So, Your Phone Got Stolen. Here’s What to Do.

The Coachella Music and Arts Festival is known for 3 days of desert heat, trendy tunes, and breathtaking art installations, but it may get a new reputation by many as the weekend of stolen cell phones. Hundreds of mobile devices were stolen over the first weekend of the concert earlier this month, after a ring of thieves flew in from New York to attend the festival and take advantage of distracted concert-goers.

While the majority of the stolen phones were not found, one Coachella attendee noticed that their phone had gone missing, and was able to use the Find My iPhone app to help the police locate the man who had snatched the device. While they recovered more than 100 devices, there are still hundreds more out there – likely in the hands of criminals.
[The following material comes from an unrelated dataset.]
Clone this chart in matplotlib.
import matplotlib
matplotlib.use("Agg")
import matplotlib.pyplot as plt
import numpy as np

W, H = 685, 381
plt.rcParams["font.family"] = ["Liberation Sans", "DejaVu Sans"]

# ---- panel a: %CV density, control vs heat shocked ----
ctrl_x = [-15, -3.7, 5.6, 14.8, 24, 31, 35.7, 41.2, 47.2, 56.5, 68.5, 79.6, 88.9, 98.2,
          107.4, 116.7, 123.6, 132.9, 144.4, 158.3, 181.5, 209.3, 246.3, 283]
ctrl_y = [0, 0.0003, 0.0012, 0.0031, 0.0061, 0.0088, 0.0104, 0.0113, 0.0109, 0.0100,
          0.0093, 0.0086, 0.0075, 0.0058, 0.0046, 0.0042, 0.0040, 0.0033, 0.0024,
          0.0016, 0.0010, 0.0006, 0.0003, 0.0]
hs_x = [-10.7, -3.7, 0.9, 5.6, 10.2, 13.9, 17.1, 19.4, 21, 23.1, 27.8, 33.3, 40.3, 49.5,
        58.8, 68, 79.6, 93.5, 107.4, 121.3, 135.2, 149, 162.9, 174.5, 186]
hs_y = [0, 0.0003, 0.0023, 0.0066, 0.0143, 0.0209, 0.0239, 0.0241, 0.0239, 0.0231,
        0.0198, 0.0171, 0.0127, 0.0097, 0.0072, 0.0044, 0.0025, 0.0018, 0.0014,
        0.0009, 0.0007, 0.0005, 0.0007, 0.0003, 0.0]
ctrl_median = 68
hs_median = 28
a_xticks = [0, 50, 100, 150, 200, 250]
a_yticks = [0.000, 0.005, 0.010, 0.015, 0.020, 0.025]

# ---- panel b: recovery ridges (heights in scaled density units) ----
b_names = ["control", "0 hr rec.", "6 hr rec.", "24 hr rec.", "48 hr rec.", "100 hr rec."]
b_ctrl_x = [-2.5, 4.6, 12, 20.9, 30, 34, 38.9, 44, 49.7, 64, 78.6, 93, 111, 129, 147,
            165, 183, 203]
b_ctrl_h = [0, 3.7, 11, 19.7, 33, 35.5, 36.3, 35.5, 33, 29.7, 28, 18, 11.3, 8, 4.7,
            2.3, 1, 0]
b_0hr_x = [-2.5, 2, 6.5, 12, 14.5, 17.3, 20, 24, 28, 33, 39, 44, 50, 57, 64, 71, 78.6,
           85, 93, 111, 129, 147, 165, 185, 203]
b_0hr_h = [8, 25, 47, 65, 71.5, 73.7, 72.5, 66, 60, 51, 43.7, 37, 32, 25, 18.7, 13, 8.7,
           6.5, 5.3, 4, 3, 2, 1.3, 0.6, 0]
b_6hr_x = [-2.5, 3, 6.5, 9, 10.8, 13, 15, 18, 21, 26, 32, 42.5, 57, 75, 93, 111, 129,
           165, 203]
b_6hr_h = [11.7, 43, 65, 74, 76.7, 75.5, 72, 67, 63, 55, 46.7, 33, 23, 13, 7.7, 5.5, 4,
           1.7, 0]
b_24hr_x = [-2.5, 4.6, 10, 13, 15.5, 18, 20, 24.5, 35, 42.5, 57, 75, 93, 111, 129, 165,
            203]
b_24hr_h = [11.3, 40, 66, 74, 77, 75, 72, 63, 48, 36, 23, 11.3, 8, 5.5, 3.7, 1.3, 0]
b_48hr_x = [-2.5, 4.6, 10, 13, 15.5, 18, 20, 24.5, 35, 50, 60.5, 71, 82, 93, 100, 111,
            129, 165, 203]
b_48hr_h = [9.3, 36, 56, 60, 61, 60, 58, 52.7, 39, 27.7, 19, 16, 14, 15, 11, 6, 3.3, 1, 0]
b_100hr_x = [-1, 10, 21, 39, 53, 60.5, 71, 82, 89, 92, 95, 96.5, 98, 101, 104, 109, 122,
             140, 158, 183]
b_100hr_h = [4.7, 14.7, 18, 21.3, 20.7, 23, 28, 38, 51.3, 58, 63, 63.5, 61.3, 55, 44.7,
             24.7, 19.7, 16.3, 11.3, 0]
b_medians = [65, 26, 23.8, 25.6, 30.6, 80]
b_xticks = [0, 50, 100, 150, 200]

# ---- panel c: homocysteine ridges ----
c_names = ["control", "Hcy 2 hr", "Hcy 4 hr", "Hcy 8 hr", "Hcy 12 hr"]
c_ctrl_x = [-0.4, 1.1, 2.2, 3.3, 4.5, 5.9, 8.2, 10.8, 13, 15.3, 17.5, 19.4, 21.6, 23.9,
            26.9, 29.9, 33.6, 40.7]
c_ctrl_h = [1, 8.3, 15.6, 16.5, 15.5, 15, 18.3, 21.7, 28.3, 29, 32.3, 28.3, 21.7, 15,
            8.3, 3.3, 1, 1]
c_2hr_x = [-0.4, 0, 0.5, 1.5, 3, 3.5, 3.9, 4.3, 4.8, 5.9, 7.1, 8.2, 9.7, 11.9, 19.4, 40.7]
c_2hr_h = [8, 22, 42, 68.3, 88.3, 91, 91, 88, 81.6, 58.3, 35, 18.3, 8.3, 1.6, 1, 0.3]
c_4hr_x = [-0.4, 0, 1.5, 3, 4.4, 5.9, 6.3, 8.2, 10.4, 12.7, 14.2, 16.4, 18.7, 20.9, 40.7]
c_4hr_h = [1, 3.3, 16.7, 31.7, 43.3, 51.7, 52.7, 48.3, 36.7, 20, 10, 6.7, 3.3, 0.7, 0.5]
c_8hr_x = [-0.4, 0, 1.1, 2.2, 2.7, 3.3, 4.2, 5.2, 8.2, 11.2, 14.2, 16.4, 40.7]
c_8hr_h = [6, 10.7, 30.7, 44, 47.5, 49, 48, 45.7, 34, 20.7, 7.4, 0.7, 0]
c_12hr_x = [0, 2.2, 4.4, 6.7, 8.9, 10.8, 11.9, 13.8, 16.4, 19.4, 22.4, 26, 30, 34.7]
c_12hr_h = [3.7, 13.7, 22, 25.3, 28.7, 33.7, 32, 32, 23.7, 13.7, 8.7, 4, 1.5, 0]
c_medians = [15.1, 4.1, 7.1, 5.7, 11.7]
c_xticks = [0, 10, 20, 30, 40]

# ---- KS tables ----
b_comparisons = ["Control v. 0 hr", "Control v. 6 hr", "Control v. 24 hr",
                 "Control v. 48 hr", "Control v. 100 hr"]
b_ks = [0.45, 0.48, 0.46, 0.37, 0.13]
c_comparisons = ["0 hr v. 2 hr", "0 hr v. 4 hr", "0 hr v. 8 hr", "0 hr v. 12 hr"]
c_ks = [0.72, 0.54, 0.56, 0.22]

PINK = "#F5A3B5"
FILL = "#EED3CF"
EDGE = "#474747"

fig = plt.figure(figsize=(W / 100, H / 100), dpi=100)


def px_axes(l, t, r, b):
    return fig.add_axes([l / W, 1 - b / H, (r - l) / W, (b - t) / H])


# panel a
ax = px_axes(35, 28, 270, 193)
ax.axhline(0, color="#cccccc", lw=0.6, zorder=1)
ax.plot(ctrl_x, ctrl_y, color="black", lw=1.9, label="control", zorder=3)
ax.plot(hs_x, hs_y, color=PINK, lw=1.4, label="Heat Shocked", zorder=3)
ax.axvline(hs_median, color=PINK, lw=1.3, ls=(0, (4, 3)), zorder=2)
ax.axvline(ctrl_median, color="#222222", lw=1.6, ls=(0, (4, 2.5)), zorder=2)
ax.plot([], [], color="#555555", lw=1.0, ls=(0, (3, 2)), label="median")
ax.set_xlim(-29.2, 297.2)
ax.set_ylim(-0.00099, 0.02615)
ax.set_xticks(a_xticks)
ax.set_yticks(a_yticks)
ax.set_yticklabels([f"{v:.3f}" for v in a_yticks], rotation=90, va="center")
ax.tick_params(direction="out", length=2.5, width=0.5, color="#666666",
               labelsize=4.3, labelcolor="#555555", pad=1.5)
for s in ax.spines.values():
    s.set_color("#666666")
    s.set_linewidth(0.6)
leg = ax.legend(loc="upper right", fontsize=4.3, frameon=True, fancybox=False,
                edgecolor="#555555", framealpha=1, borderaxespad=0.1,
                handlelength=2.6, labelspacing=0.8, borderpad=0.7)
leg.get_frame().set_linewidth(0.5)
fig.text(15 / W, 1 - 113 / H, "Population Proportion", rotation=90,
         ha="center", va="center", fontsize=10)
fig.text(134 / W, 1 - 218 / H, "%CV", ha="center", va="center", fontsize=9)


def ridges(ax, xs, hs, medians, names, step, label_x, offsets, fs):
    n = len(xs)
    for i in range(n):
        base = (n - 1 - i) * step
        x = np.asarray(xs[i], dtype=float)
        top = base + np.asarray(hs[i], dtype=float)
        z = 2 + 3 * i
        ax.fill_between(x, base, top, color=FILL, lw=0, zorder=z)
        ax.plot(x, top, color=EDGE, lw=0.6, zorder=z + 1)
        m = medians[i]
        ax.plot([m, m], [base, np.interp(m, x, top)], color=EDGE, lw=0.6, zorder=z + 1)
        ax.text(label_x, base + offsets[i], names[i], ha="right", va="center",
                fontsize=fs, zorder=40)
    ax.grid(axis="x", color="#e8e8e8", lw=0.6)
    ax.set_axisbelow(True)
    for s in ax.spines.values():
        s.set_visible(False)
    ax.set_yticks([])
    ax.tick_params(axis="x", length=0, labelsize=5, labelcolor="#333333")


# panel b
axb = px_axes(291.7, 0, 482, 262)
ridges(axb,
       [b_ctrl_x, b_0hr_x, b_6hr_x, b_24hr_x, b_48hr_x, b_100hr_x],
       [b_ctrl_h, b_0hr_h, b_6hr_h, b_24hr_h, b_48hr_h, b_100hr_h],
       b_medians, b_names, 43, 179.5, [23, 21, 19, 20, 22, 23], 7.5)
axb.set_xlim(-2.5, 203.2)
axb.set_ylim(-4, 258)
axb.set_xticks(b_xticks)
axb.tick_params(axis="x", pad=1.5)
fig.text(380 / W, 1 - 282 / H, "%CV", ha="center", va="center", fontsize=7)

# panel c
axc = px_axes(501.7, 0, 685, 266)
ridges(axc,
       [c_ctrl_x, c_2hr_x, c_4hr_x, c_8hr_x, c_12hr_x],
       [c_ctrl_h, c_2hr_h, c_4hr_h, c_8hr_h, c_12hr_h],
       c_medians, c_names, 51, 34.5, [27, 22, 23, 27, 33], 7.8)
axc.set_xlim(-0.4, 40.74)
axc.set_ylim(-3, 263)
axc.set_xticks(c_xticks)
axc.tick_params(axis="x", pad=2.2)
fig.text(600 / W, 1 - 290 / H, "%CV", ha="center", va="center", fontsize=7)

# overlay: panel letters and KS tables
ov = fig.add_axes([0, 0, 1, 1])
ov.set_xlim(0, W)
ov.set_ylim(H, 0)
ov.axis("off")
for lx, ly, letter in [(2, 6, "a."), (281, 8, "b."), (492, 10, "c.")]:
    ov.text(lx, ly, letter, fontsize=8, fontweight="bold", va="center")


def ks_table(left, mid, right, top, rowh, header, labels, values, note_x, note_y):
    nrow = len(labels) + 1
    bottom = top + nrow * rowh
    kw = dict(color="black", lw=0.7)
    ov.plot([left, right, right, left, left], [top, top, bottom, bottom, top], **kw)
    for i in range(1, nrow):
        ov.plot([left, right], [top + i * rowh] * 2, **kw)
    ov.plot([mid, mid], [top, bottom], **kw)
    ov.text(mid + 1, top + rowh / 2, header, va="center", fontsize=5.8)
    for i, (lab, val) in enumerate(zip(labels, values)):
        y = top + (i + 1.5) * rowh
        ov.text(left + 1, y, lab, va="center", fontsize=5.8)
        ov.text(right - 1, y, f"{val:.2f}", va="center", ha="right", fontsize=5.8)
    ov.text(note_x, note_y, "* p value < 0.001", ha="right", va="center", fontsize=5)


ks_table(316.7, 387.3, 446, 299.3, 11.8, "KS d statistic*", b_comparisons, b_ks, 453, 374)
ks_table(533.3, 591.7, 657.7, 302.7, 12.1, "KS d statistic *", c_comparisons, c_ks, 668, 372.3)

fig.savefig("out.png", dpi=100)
Since the other members of the ring turned the phones off, the true hero in the story is the victim who acted quickly enough to use a tracking app to locate the thief.
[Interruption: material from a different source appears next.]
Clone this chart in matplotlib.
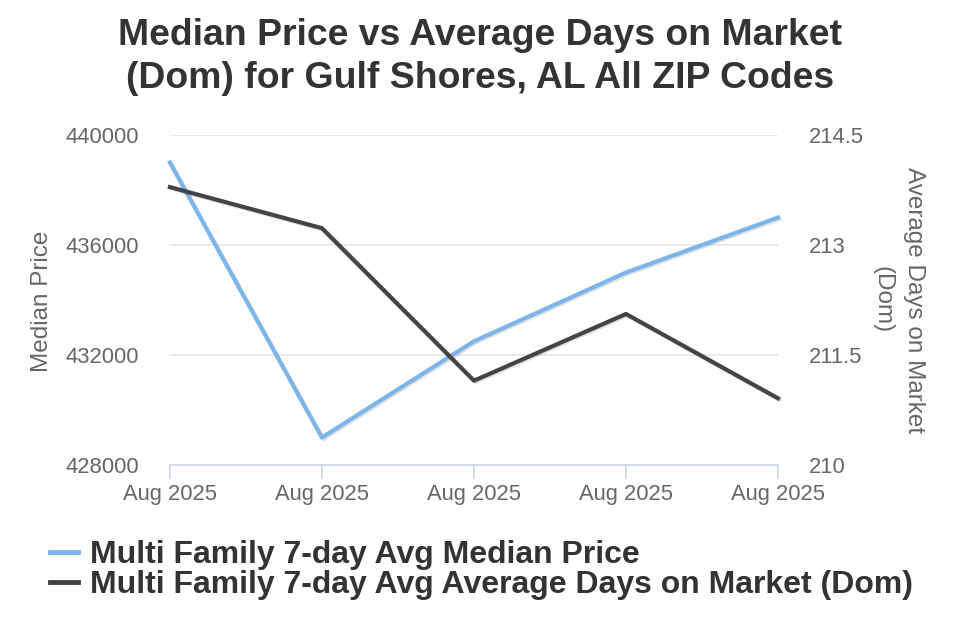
import matplotlib
matplotlib.use("Agg")

from matplotlib import pyplot as plt
from matplotlib import patheffects as pe
from matplotlib.lines import Line2D


TITLE = "Median Price vs Average Days on Market\n(Dom) for Gulf Shores, AL All ZIP Codes"

dates = ["Aug 2025", "Aug 2025", "Aug 2025", "Aug 2025", "Aug 2025"]
median_price = [439000, 429000, 432500, 435000, 437000]
days_on_market = [213.79, 213.23, 211.15, 212.06, 210.91]

price_ticks = [428000, 432000, 436000, 440000]
dom_ticks = [210, 211.5, 213, 214.5]

PRICE_NAME = "Multi Family 7-day Avg Median Price"
DOM_NAME = "Multi Family 7-day Avg Average Days on Market (Dom)"

BLUE = "#7cb5ec"
DARK = "#434348"
GRID = "#e6e6e6"
AXIS = "#ccd6eb"
LABEL = "#666666"

plt.rcParams["font.family"] = ["Liberation Sans", "DejaVu Sans"]

fig = plt.figure(figsize=(9.6, 6.4), dpi=100)
ax1 = fig.add_axes([0.177, 0.2734, 0.6334, 0.5156])
ax2 = ax1.twinx()

x = list(range(len(dates)))

shadow = [pe.SimpleLineShadow(offset=(1, -1), shadow_color="#000000", alpha=0.12), pe.Normal()]

ax1.plot(x, median_price, color=BLUE, lw=3, solid_joinstyle="round",
         path_effects=shadow, zorder=3, clip_on=False)
ax2.plot(x, days_on_market, color=DARK, lw=3, solid_joinstyle="round",
         path_effects=shadow, zorder=3, clip_on=False)

ax1.set_xlim(0, len(dates) - 1)
ax1.set_ylim(428000, 440000)
ax2.set_ylim(210, 214.5)

ax1.set_yticks(price_ticks)
ax1.set_yticklabels([str(v) for v in price_ticks])
ax2.set_yticks(dom_ticks)
ax2.set_yticklabels([f"{v:g}" for v in dom_ticks])

ax1.set_xticks(x)
ax1.set_xticklabels(dates)

ax1.grid(axis="y", color=GRID, lw=1.2)
ax1.set_axisbelow(True)

for ax in (ax1, ax2):
    for side in ("top", "left", "right", "bottom"):
        ax.spines[side].set_visible(False)

ax1.spines["bottom"].set_visible(True)
ax1.spines["bottom"].set_color(AXIS)
ax1.spines["bottom"].set_linewidth(1.2)

ax1.tick_params(axis="x", colors=AXIS, length=10, width=1.2, pad=4, labelcolor=LABEL, labelsize=15.8)
ax1.tick_params(axis="y", length=0, pad=22, labelcolor=LABEL, labelsize=15.8)
ax2.tick_params(axis="y", length=0, pad=22, labelcolor=LABEL, labelsize=15.8)

ax1.set_ylabel("Median Price", color=LABEL, fontsize=17.5)
ax1.yaxis.set_label_coords(-0.192, 0.497)
ax2.set_ylabel("Average Days on Market\n(Dom)", color=LABEL, fontsize=17.5,
               rotation=-90, linespacing=1.55)
ax2.yaxis.set_label_coords(1.242, 0.5)

fig.suptitle(TITLE, x=0.5, y=0.972, fontsize=26.9, fontweight="bold",
             color="#333333", linespacing=1.3)

handles = [Line2D([], [], color=BLUE, lw=3.5), Line2D([], [], color=DARK, lw=3.5)]
fig.legend(handles, [PRICE_NAME, DOM_NAME], loc="upper left",
           bbox_to_anchor=(0.052, 0.156), frameon=False, handlelength=0.88,
           handletextpad=0.38, labelspacing=0.0, borderpad=0, borderaxespad=0,
           prop={"size": 23, "weight": "bold"}, labelcolor="#333333")

fig.savefig("out.png", dpi=100, facecolor="white")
Even if you didn’t go to Coachella, stolen phones are (unfortunately) a common occurrence, which is why it’s important to have the correct security measures in place. Switching on the right features can be the difference between personal data lost forever, and a speedy device recovery. Check out the below suggestions for the settings to proactively implement (and avoid) in the event your device is stolen.
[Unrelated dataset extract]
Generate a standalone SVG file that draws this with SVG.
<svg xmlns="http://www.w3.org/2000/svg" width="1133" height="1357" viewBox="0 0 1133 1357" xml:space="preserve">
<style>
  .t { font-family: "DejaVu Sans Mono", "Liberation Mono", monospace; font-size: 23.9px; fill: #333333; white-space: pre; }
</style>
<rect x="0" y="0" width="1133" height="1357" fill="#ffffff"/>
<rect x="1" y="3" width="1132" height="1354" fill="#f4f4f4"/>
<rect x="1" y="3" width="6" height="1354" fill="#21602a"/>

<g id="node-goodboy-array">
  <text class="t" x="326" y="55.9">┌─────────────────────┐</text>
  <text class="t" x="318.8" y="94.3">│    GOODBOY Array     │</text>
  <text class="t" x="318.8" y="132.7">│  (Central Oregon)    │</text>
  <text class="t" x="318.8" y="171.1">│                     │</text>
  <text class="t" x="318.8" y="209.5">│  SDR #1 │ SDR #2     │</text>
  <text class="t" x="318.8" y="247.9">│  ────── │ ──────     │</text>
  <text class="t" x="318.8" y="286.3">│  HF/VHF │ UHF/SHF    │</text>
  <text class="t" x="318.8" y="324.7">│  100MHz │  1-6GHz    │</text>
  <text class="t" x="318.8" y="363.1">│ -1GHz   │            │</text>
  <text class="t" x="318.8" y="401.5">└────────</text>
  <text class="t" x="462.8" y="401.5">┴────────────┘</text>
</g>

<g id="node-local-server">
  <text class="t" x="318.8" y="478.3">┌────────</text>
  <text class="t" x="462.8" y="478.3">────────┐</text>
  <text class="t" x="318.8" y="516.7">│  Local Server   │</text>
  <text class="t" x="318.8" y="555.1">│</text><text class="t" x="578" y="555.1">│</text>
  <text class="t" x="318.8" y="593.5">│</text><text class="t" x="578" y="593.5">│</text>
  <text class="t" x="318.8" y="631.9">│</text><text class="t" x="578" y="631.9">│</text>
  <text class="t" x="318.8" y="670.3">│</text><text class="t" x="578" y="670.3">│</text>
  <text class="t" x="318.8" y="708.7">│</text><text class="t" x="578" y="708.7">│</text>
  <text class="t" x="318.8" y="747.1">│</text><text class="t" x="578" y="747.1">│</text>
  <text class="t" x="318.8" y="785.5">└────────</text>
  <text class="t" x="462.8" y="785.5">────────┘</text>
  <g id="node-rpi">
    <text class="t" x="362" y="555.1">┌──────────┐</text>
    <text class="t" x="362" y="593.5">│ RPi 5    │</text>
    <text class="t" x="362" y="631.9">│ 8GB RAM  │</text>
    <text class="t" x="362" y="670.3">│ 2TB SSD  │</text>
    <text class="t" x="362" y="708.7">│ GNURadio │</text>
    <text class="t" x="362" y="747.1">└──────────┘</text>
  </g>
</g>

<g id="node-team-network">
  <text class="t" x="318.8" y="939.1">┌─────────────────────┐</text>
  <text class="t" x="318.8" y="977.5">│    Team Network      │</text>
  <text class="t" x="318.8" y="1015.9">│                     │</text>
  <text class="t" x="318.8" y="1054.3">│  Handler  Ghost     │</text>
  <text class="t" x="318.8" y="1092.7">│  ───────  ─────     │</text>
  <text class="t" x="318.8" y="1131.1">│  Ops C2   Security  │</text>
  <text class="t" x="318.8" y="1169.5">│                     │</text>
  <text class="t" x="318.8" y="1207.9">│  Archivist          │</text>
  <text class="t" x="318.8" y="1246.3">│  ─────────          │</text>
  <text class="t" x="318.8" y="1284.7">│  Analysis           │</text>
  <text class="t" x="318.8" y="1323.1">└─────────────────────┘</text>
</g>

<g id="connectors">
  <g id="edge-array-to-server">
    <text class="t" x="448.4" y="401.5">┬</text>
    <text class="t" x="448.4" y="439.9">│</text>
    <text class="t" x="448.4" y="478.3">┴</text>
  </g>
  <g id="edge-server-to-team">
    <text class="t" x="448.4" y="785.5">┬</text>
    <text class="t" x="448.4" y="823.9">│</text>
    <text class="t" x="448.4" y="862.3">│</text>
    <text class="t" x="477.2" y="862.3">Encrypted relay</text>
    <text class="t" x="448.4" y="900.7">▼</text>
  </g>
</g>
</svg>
  • Look Alive: One of the best ways to avoid mobile phone theft is to stay aware of your surroundings. If you know where you are and where your smartphone is, you’re more likely to notice if a shady character is trying to take your device away.
  • Lock It Down: Secure your device using a complicated PIN or a passcode. If a thief gets their hands on your device, the last thing you want is for your phone to be easily broken into (or not secured with a pin at all). Apple changed from their original 4-digit passcode to a more complicated 6-digit passcode in recent years, which makes the likelihood of that thief guessing your passcode correctly 1 in 1 million, instead of 1 in 10,000 (as was the case with the 4-digit passcode). You can also apply two-factor authentication to your Apple ID, adding another layer of personal protection in the event that your passcode happens to be that 1 in 1 million.
  • Back It Up: Keep your data backed up to the cloud, a physical drive, or heck, even to both (that’s our recommendation) to ensure maximum safety. By doing this, you’ll still have access to all personal data saved if the phone is wiped after being snatched. Whether you need to get a replacement phone, or recover your phone from the thief, you can upload the most recent back up­–so make sure you do this often! You can set up auto-backups to the cloud, and know that you won’t be stuck wishing you had backed up recent pictures and contacts after it’s too late.
  • Install Software: There are many different phone apps that exist to help keep mobile devices safe through phone-tracking and mobile security software. McAfee Mobile Security offers anti-theft protection, so you can locate your missing device on a map and switch on an alarm that will help you find it fast. Through the app, you can also lock the phone, back it up, and wipe it to make sure all your data is protected.
  • Since you don’t want your phone to die while you’re hunting for it, an app that helps manage battery life like the Mobile Booster is key. It allows you to monitor data usage and save battery life by turning off unnecessary apps and settings running in the background. If anything does happen to your mobile device, you’ll have ample time to search for it before it loses power.
  • Disable Auto-Logins: Sure, auto-logins to apps may make life easier, but taking the extra 10 seconds to login to social media accounts or email is worth keeping your personal information safe. We keep so much data about our personal lives, our loved ones, and sometimes people we hardly know inside these tiny devices, so it’s important to protect their privacy as well as your own.

Over 10 million devices were stolen globally in the first two months of 2016, and 36% of stolen cell phones were not blocked by their operators. This means that the criminals behind each theft potentially gained access to the data stored on each device. It’s vital to implement these security settings so that your device can be locked down and found should a theft occur.